● Task to carry out: Return a copy of each line that holds the string "this".

● Material for the task:

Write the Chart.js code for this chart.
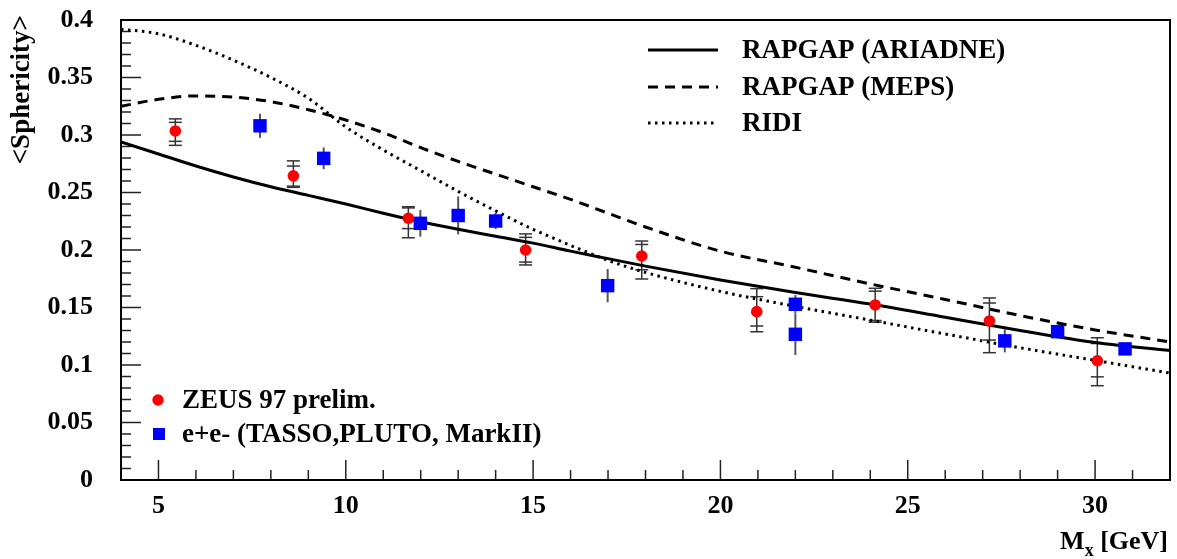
<!DOCTYPE html>
<html>
<head>
<meta charset="utf-8">
<script src="https://cdn.jsdelivr.net/npm/chart.js@4/dist/chart.umd.min.js"></script>
<style>
  body { margin: 0; background: #fff; }
  #wrap { width: 1177px; height: 559px; position: relative; }
</style>
</head>
<body>
<div id="wrap"><canvas id="chart"></canvas></div>
<script>
// model curves
var curveX  = [4, 5, 6, 7, 8, 9, 10, 11, 12, 13, 14, 15, 16, 17, 18, 20, 22, 24, 26, 28, 30, 32];
var ariadne = [0.294, 0.2835, 0.273, 0.2635, 0.255, 0.2475, 0.240, 0.232, 0.2245, 0.218, 0.212, 0.206, 0.199, 0.1925, 0.186, 0.174, 0.163, 0.153, 0.1415, 0.130, 0.1195, 0.1125];
var meps    = [0.325, 0.331, 0.334, 0.333, 0.329, 0.322, 0.313, 0.302, 0.289, 0.277, 0.266, 0.255, 0.244, 0.232, 0.220, 0.199, 0.185, 0.1705, 0.157, 0.143, 0.1305, 0.120];
var ridi    = [0.392, 0.388, 0.378, 0.365, 0.350, 0.332, 0.307, 0.287, 0.269, 0.251, 0.234, 0.218, 0.204, 0.191, 0.1805, 0.164, 0.151, 0.139, 0.127, 0.115, 0.104, 0.093];

// ZEUS 97 prelim.
var zeusX      = [5.45, 8.6, 11.67, 14.8, 17.9, 20.97, 24.13, 27.18, 30.06];
var zeusY      = [0.3035, 0.2645, 0.2276, 0.200, 0.1948, 0.1464, 0.1522, 0.1383, 0.1037];
var zeusTotUp  = [0.0105, 0.013, 0.010, 0.014, 0.013, 0.020, 0.0145, 0.020, 0.020];
var zeusTotDn  = [0.0125, 0.010, 0.017, 0.013, 0.020, 0.0175, 0.015, 0.0276, 0.0217];
var zeusStatUp = [0.0075, 0.0085, 0.009, 0.011, 0.010, 0.013, 0.012, 0.0156, 0.015];
var zeusStatDn = [0.009, 0.009, 0.009, 0.0105, 0.012, 0.0125, 0.0135, 0.0166, 0.014];

// e+e- (TASSO, PLUTO, MarkII)
var eeX   = [7.71, 9.41, 11.99, 13.0, 14.0, 16.99, 22.0, 22.0, 27.59, 29.0, 30.8];
var eeY   = [0.308, 0.2797, 0.2232, 0.230, 0.2252, 0.169, 0.1528, 0.1267, 0.121, 0.129, 0.114];
var eeErr = [0.0105, 0.0095, 0.0116, 0.0165, 0.007, 0.0145, 0.008, 0.018, 0.010, 0.003, 0.003];

var xTicks = [5, 10, 15, 20, 25, 30];
var yTicks = [0, 0.05, 0.1, 0.15, 0.2, 0.25, 0.3, 0.35, 0.4];
var modelNames = ['RAPGAP (ARIADNE)', 'RAPGAP (MEPS)', 'RIDI'];
var dataNames = ['ZEUS 97 prelim.', 'e+e- (TASSO,PLUTO, MarkII)'];

// where the frame sits in the picture
var area = { left: 121, top: 20, right: 1170, bottom: 480 };

var SERIF = '"Liberation Serif", "DejaVu Serif", serif';
var FONT = 'bold 27px ' + SERIF;
var dashes = [[], [10, 7], [2.5, 4.5]];

function pts(xs, ys) {
    return xs.map(function (x, i) { return { x: x, y: ys[i] }; });
}

var frameAndTicks = {
    id: 'frameAndTicks',
    beforeDatasetsDraw: function (chart) {
        var ctx = chart.ctx, a = chart.chartArea;
        var xs = chart.scales.x, ys = chart.scales.y;
        ctx.save();
        ctx.strokeStyle = '#222';
        ctx.lineWidth = 1.5;
        // inner ticks on x
        for (var v = 4; v <= 32; v++) {
            var px = xs.getPixelForValue(v);
            var len = (v % 5 === 0) ? 20 : 10;
            ctx.beginPath(); ctx.moveTo(px, a.bottom); ctx.lineTo(px, a.bottom - len); ctx.stroke();
        }
        // inner ticks on y
        for (var k = 0; k <= 40; k++) {
            var py = ys.getPixelForValue(k / 100);
            var l2 = (k % 5 === 0) ? 20 : 10;
            ctx.beginPath(); ctx.moveTo(a.left, py); ctx.lineTo(a.left + l2, py); ctx.stroke();
        }
        ctx.lineWidth = 2;
        ctx.strokeStyle = '#000';
        ctx.strokeRect(a.left, a.top, a.right - a.left, a.bottom - a.top);

        // error bars
        ctx.lineWidth = 1.5;
        ctx.strokeStyle = '#333';
        for (var i = 0; i < zeusX.length; i++) {
            var cx = xs.getPixelForValue(zeusX[i]);
            var top = ys.getPixelForValue(zeusY[i] + zeusTotUp[i]);
            var bot = ys.getPixelForValue(zeusY[i] - zeusTotDn[i]);
            ctx.beginPath(); ctx.moveTo(cx, top); ctx.lineTo(cx, bot); ctx.stroke();
            [zeusY[i] + zeusTotUp[i], zeusY[i] - zeusTotDn[i], zeusY[i] + zeusStatUp[i], zeusY[i] - zeusStatDn[i]].forEach(function (yv) {
                var p = ys.getPixelForValue(yv);
                ctx.beginPath(); ctx.moveTo(cx - 6.5, p); ctx.lineTo(cx + 6.5, p); ctx.stroke();
            });
        }
        ctx.strokeStyle = '#555';
        ctx.lineWidth = 2;
        for (var j = 0; j < eeX.length; j++) {
            var ex = xs.getPixelForValue(eeX[j]);
            ctx.beginPath();
            ctx.moveTo(ex, ys.getPixelForValue(eeY[j] + eeErr[j]));
            ctx.lineTo(ex, ys.getPixelForValue(eeY[j] - eeErr[j]));
            ctx.stroke();
        }
        ctx.restore();
    },
    afterDraw: function (chart) {
        var ctx = chart.ctx;
        ctx.save();
        ctx.font = FONT;
        ctx.fillStyle = '#000';
        ctx.textBaseline = 'middle';
        // model legend (top right)
        var ly = [50, 87, 123];
        for (var i = 0; i < 3; i++) {
            ctx.strokeStyle = '#000';
            ctx.lineWidth = 3;
            ctx.setLineDash(dashes[i]);
            ctx.beginPath(); ctx.moveTo(648, ly[i]); ctx.lineTo(718, ly[i]); ctx.stroke();
            ctx.setLineDash([]);
            ctx.textAlign = 'left';
            ctx.fillText(modelNames[i], 742, ly[i] + 1);
        }
        // data legend (bottom left)
        ctx.fillStyle = '#ff0000';
        ctx.beginPath(); ctx.arc(158, 400, 5.7, 0, Math.PI * 2); ctx.fill();
        ctx.fillStyle = '#0000ff';
        ctx.fillRect(153, 428, 12, 12);
        ctx.fillStyle = '#000';
        ctx.fillText(dataNames[0], 182, 401);
        ctx.fillText(dataNames[1], 182, 435);

        // y title
        ctx.save();
        ctx.translate(22, 15);
        ctx.rotate(-Math.PI / 2);
        ctx.textAlign = 'right';
        ctx.fillText('<Sphericity>', 0, 0);
        ctx.restore();

        // x title M_x [GeV], right aligned
        ctx.font = 'bold 26px ' + SERIF;
        var w1 = ctx.measureText('M').width;
        var w3 = ctx.measureText(' [GeV]').width;
        ctx.font = 'bold 18px ' + SERIF;
        var w2 = ctx.measureText('x').width;
        var x0 = 1168 - w1 - w2 - w3;
        ctx.textAlign = 'left';
        ctx.textBaseline = 'alphabetic';
        ctx.fillText('x', x0 + w1, 556);
        ctx.font = 'bold 26px ' + SERIF;
        ctx.fillText('M', x0, 549);
        ctx.fillText(' [GeV]', x0 + w1 + w2, 549);
        ctx.restore();
    }
};

var datasets = [
    { data: pts(zeusX, zeusY), showLine: false, pointStyle: 'circle', pointRadius: 5.8, pointBackgroundColor: '#ff0000', pointBorderWidth: 0, order: 1 },
    { data: pts(eeX, eeY), showLine: false, pointStyle: 'rect', pointRadius: 9.5, pointBackgroundColor: '#0000ff', pointBorderWidth: 0, order: 1 },
    { data: pts(curveX, ariadne), showLine: true, borderColor: '#000', borderWidth: 3, pointRadius: 0, cubicInterpolationMode: 'monotone', order: 2 },
    { data: pts(curveX, meps), showLine: true, borderColor: '#000', borderWidth: 3, borderDash: dashes[1], pointRadius: 0, cubicInterpolationMode: 'monotone', order: 2 },
    { data: pts(curveX, ridi), showLine: true, borderColor: '#000', borderWidth: 3, borderDash: dashes[2], pointRadius: 0, cubicInterpolationMode: 'monotone', order: 2 }
];

var tickFont = { family: SERIF, size: 26, weight: 'bold' };

var chart = new Chart(document.getElementById('chart'), {
    type: 'scatter',
    data: { datasets: datasets },
    options: {
        responsive: true,
        maintainAspectRatio: false,
        animation: false,
        layout: { autoPadding: false, padding: { top: area.top, right: 1177 - area.right, left: 0, bottom: 0 } },
        plugins: { legend: { display: false }, tooltip: { enabled: false } },
        scales: {
            x: {
                type: 'linear', min: 4, max: 32,
                grid: { display: false, drawTicks: false },
                border: { display: false },
                ticks: { color: '#000', font: tickFont, padding: 11, maxRotation: 0 },
                afterBuildTicks: function (s) { s.ticks = xTicks.map(function (v) { return { value: v }; }); },
                afterFit: function (s) { s.height = 559 - area.bottom; s.paddingLeft = 0; s.paddingRight = 0; }
            },
            y: {
                type: 'linear', min: 0, max: 0.4,
                grid: { display: false, drawTicks: false },
                border: { display: false },
                ticks: {
                    color: '#000', font: tickFont, padding: 28,
                    callback: function (v) { return String(+v.toFixed(2)); }
                },
                afterBuildTicks: function (s) { s.ticks = yTicks.map(function (v) { return { value: v }; }); },
                afterFit: function (s) { s.width = area.left; s.paddingTop = 0; s.paddingBottom = 0; }
            }
        }
    },
    plugins: [frameAndTicks]
});

// nudge the layout padding so the frame lands where it is in the picture
var ca = chart.chartArea;
if (ca && (Math.abs(ca.top - area.top) > 0.5 || Math.abs(ca.bottom - area.bottom) > 0.5)) {
    var p = chart.options.layout.padding;
    p.top = Math.max(0, p.top - (ca.top - area.top));
    p.bottom = Math.max(0, p.bottom + (ca.bottom - area.bottom));
    chart.update();
}
</script>
</body>
</html>
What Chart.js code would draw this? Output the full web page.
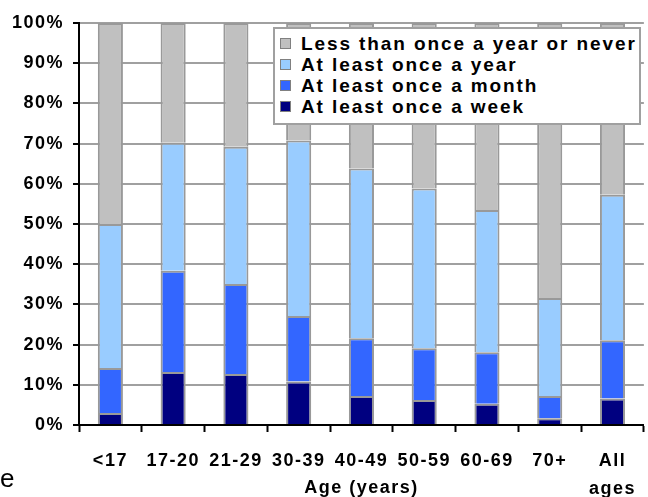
<!DOCTYPE html>
<html>
<head>
<meta charset="utf-8">
<script src="https://cdn.jsdelivr.net/npm/chart.js@4"></script>
<style>
  body { margin: 0; background: #fff; }
  #wrap { position: relative; width: 648px; height: 497px; overflow: hidden; }
  #legend {
    position: absolute; left: 273px; top: 27px; width: 368px; height: 98px;
    box-sizing: border-box; border: 2px solid #a0a0a0; background: #fff;
    padding: 4px 0 0 5px;
    font: bold 19px "Liberation Sans", Arial, sans-serif; letter-spacing: 1.9px;
    color: #000;
  }
  .row { height: 21px; line-height: 21px; white-space: nowrap; display: flex; align-items: center; }
  .sw { width: 9px; height: 9px; border: 1px solid #808080; margin-right: 10px; flex: none; }
</style>
</head>
<body>
<div id="wrap">
  <canvas id="myChart" width="648" height="497"></canvas>
  <div id="legend"></div>
</div>
<script>
// Categorias y valores (%)
const ageGroups = ["<17", "17-20", "21-29", "30-39", "40-49", "50-59", "60-69", "70+", ["All", "ages"]];
const weekly = [3, 13.2, 12.7, 10.8, 7.2, 6.2, 5.3, 1.7, 6.6];
const monthly = [11.2, 25.2, 22.4, 16.3, 14.4, 12.9, 12.8, 5.5, 14.5];
const yearly = [35.8, 31.8, 34.1, 43.7, 42.2, 39.7, 35.4, 24.4, 36.2];
const never = [50, 29.8, 30.8, 29.2, 36.2, 41.2, 46.5, 68.4, 42.7];
const yTicks = [0, 10, 20, 30, 40, 50, 60, 70, 80, 90, 100];

const seriesNames = ["At least once a week", "At least once a month", "At least once a year", "Less than once a year or never"];
const seriesColors = ["#000080", "#3366ff", "#99ccff", "#c0c0c0"];

const datasets = [weekly, monthly, yearly, never].map((vals, i) => ({
    label: seriesNames[i],
    data: vals,
    backgroundColor: seriesColors[i],
    borderColor: "#999999",
    borderWidth: 2,
    categoryPercentage: 1,
    barPercentage: 0.4,
}));

// Leyenda en HTML (orden inverso, como en el original)
const legendBox = document.getElementById("legend");
for (let i = seriesNames.length - 1; i >= 0; i--) {
    const row = document.createElement("div");
    row.className = "row";
    row.innerHTML = `<span class="sw" style="background:${seriesColors[i]}"></span><span>${seriesNames[i]}</span>`;
    legendBox.appendChild(row);
}

const fontFam = "'Liberation Sans', Arial, sans-serif";

// Espaciado de letras y la "e" cortada abajo a la izquierda
const extrasPlugin = {
    id: "extras",
    beforeDraw(chart) {
        chart.ctx.letterSpacing = "1.5px";
    },
    afterDraw(chart) {
        const ctx = chart.ctx;
        ctx.save();
        ctx.letterSpacing = "0px";
        ctx.font = "26px " + fontFam;
        ctx.fillStyle = "#000";
        ctx.textBaseline = "alphabetic";
        ctx.fillText("e", 0, 487);
        ctx.restore();
    },
};

new Chart(document.getElementById("myChart"), {
    type: "bar",
    data: { labels: ageGroups, datasets: datasets },
    plugins: [extrasPlugin],
    options: {
        responsive: false,
        devicePixelRatio: 1,
        animation: false,
        layout: { padding: { top: 23, right: 0, bottom: 0, left: 0 } },
        plugins: { legend: { display: false }, tooltip: { enabled: false } },
        scales: {
            x: {
                stacked: true,
                afterFit: (scale) => { scale.height = 72; },
                border: { color: "#000", width: 2 },
                grid: {
                    display: true, drawOnChartArea: false, drawTicks: true, offset: true,
                    tickLength: 7, tickColor: "#000", tickWidth: 2,
                },
                ticks: {
                    color: "#000", padding: 15, maxRotation: 0, autoSkip: false,
                    font: { family: fontFam, size: 18, weight: "bold", lineHeight: 1.55 },
                },
                title: {
                    display: true, text: "Age (years)", color: "#000",
                    padding: { top: 0, bottom: 0 },
                    font: { family: fontFam, size: 18, weight: "bold", lineHeight: 1.0 },
                },
            },
            y: {
                stacked: true,
                min: 0,
                max: 100,
                afterFit: (scale) => { scale.width = 79; },
                afterBuildTicks: (scale) => { scale.ticks = yTicks.map((v) => ({ value: v })); },
                border: { color: "#000", width: 2 },
                grid: { color: "#a0a0a0", lineWidth: 2, tickColor: "#000", tickLength: 6, tickWidth: 2 },
                ticks: {
                    color: "#000", padding: 9,
                    callback: (v) => v + "%",
                    font: { family: fontFam, size: 18, weight: "bold" },
                },
            },
        },
    },
});
</script>
</body>
</html>
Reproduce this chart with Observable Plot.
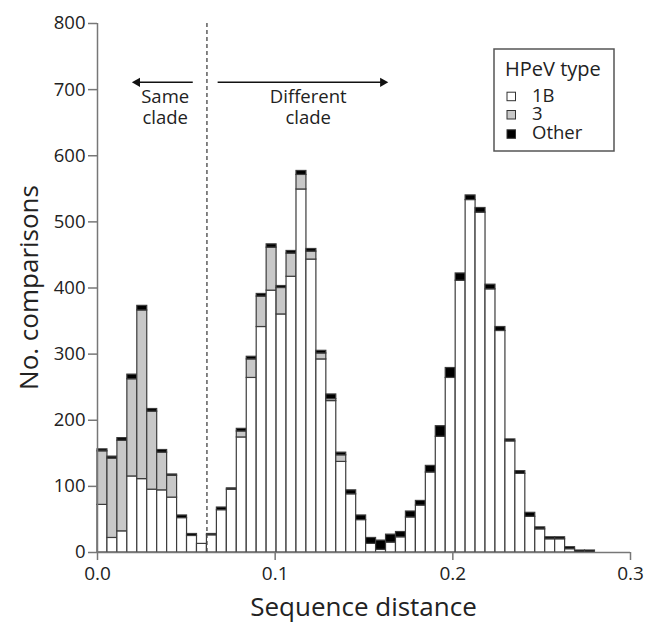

● Exercise solution:
Write the Chart.js code for this chart.
What Chart.js code would draw this? Output the full web page.
Reproduce this chart with Observable Plot.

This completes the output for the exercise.